While François I ardently promoted French, he did nothing to regulate it. The French of the sixteenth century was not the orderly language it would become in the next century. Its vocabulary was expanding rapidly as French borrowed from other Latin-based vernaculars, including Spanish and, most important, Italian. French picked up and integrated as many as two thousand Italian words, such as arcade, balcon (balcony), concert, cavalerie (cavalry), infanterie (infantry) and bizarre. The result was a cornucopia of terms from regional and foreign languages.
For modern readers, the most surprising aspect of sixteenth-century French is its casualness. Most French speakers today, especially the purists, assume that French was born clear and uniform, but until the seventeenth century the language had none of the orderly precision for which it would be famous in centuries to come. During the baroque period, French was indeed baroque. Writers of François I’s era treated French like a buffet dinner, helping themselves to words from regional dialects and foreign languages, creating new words as it suited them, using verbs as nouns and basically serving up the language any way they pleased. This large-scale creativity and inventiveness gave writers a verve and a vigour that would never be matched once the cult of bon usage (correct usage) took hold in the next century.
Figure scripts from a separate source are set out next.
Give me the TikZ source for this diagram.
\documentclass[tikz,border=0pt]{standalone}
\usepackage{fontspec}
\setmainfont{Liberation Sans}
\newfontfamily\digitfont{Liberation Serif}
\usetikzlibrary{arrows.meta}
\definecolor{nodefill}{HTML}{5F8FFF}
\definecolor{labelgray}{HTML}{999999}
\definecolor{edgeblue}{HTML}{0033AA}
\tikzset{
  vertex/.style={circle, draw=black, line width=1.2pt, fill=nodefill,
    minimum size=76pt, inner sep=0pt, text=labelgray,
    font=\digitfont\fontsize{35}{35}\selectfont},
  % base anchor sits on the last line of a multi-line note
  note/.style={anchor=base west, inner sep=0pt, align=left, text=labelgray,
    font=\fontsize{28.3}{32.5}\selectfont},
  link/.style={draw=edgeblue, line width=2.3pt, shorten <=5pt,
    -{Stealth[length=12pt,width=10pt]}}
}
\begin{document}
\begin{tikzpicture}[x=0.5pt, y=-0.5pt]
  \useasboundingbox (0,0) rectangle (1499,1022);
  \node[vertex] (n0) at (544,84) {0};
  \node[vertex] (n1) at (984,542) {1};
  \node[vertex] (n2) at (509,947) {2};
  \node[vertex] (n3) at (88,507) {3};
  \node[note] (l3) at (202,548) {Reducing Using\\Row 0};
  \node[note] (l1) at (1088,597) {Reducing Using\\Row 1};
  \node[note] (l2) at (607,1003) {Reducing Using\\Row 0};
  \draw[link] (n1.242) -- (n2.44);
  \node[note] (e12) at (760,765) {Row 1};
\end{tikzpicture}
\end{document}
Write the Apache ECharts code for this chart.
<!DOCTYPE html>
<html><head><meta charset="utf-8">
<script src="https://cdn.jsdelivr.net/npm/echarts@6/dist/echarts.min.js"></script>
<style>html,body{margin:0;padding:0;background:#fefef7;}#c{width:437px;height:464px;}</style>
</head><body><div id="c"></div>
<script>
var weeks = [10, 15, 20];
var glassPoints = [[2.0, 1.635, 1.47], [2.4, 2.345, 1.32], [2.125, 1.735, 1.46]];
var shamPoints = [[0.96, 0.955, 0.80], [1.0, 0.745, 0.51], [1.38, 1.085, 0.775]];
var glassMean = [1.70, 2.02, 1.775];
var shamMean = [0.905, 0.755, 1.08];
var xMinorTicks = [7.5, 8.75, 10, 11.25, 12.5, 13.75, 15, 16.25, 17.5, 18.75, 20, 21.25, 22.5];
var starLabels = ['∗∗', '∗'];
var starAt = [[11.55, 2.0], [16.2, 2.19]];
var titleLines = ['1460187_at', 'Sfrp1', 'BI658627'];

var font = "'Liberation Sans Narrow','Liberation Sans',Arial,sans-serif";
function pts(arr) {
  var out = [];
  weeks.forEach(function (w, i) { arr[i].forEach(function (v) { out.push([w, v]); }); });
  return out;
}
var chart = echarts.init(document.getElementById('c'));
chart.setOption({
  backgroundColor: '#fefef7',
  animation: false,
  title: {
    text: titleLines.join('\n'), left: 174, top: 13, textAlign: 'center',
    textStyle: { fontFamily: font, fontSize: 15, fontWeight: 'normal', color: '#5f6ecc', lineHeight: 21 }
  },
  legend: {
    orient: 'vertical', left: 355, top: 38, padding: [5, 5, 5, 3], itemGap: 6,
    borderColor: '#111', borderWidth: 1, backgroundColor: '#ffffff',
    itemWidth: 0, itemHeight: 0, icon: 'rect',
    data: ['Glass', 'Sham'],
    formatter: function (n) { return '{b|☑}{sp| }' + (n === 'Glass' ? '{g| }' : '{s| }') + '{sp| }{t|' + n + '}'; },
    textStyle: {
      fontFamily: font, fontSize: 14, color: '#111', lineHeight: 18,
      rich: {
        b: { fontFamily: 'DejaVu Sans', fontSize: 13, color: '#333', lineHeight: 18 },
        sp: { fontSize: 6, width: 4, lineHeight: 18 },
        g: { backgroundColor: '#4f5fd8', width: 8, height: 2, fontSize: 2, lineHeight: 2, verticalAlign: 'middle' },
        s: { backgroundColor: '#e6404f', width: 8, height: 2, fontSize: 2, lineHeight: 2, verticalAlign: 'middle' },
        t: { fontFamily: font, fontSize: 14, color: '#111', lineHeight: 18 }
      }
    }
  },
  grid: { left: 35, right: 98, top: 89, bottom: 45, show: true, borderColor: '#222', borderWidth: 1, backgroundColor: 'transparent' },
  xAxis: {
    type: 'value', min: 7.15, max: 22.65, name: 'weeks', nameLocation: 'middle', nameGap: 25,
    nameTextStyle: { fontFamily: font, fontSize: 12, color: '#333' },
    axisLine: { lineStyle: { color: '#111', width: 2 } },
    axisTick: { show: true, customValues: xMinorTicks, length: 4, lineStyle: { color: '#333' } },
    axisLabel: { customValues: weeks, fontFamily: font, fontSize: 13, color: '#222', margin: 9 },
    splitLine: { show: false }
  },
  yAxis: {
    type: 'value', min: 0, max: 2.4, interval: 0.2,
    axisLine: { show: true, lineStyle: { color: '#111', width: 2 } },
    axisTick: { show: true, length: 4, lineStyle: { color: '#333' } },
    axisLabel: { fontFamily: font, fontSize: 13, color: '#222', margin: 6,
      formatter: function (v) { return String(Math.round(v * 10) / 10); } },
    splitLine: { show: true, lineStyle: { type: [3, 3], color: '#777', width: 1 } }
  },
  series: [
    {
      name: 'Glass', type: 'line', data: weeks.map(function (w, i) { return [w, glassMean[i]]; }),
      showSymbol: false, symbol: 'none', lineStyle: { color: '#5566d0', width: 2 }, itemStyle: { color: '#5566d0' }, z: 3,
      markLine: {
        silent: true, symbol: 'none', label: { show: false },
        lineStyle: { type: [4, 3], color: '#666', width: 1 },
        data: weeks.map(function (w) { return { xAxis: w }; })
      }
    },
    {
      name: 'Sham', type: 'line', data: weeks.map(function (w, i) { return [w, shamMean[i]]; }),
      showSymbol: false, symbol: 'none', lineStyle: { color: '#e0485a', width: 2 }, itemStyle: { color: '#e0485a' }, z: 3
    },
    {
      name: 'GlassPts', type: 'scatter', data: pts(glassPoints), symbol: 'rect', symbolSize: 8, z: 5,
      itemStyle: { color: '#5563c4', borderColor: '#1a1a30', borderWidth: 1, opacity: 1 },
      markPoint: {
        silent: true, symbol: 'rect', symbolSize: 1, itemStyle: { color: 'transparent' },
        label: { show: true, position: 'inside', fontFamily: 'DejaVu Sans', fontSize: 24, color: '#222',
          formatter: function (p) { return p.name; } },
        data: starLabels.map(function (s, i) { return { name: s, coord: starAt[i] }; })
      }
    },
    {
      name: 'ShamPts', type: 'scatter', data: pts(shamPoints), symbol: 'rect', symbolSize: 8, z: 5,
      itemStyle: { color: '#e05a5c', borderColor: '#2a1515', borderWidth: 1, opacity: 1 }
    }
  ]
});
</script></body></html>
François Rabelais (c. 1494–1553) is perhaps the best example of the unbridled creativity of this period. Rabelais, who signed his first books with the anagram Alcofribas Nasier, was a doctor and a former monk who devoted his life to humorous writing—his motto was “Le rire est le propre de l’homme” (“Laughter is unique to man”). A true Renaissance man, Rabelais hated superstition and the rigid scholastic teaching of universities, especially the Sorbonne. He published his thoughts in the vernacular so he could reach the greatest possible number of readers. His five-book cycle of the “very horrifying” adventures of the giant Gargantua and his no less “terrible” son Pantagruel is in great part a thinly disguised attack on the Church and the university. As he writes in chapter 8 of Pantagruel, “Je voys les brigans, les boureaulx, les avanturiers, les palefreniers de maintenant plus doctes que les docteurs
et prescheurs de mon temps. (I see brigands, executioners, adventurers and grooms who are more learned than the savants and the preachers of my time.)” He thought the basic rule for monks should be “Fais ce que voudras” (“Do what you will”). No surprisingly, his five books were all condemned by the Sorbonne.
Though Rabelais’s works became classics of French literature, there was nothing classical about them. He freely invented vocabulary, experimented with sentence structure and new phrases, and adopted foreign words into his writing. In the scope of his vocabulary and the liberties he took, Rabelais had more in common with Shakespeare than with later French writers such as Corneille and Racine. Like Shakespeare, Rabelais can be difficult to read, not only because his writing is vulgar even by the standards of the time, but also because his inventiveness knows no bounds. The fourth book of the adventures of Pantagruel, for example, tells about battles against andouilles (sausages). The overall effect is just short of psychedelic. Like Shakespeare, Rabelais coined or popularized a number of words and lasting expressions, from quintessence and dive bouteille (“divine bottle”), to the racy “faire la bête à deux dos” (“make the beast with two backs,” or copulate).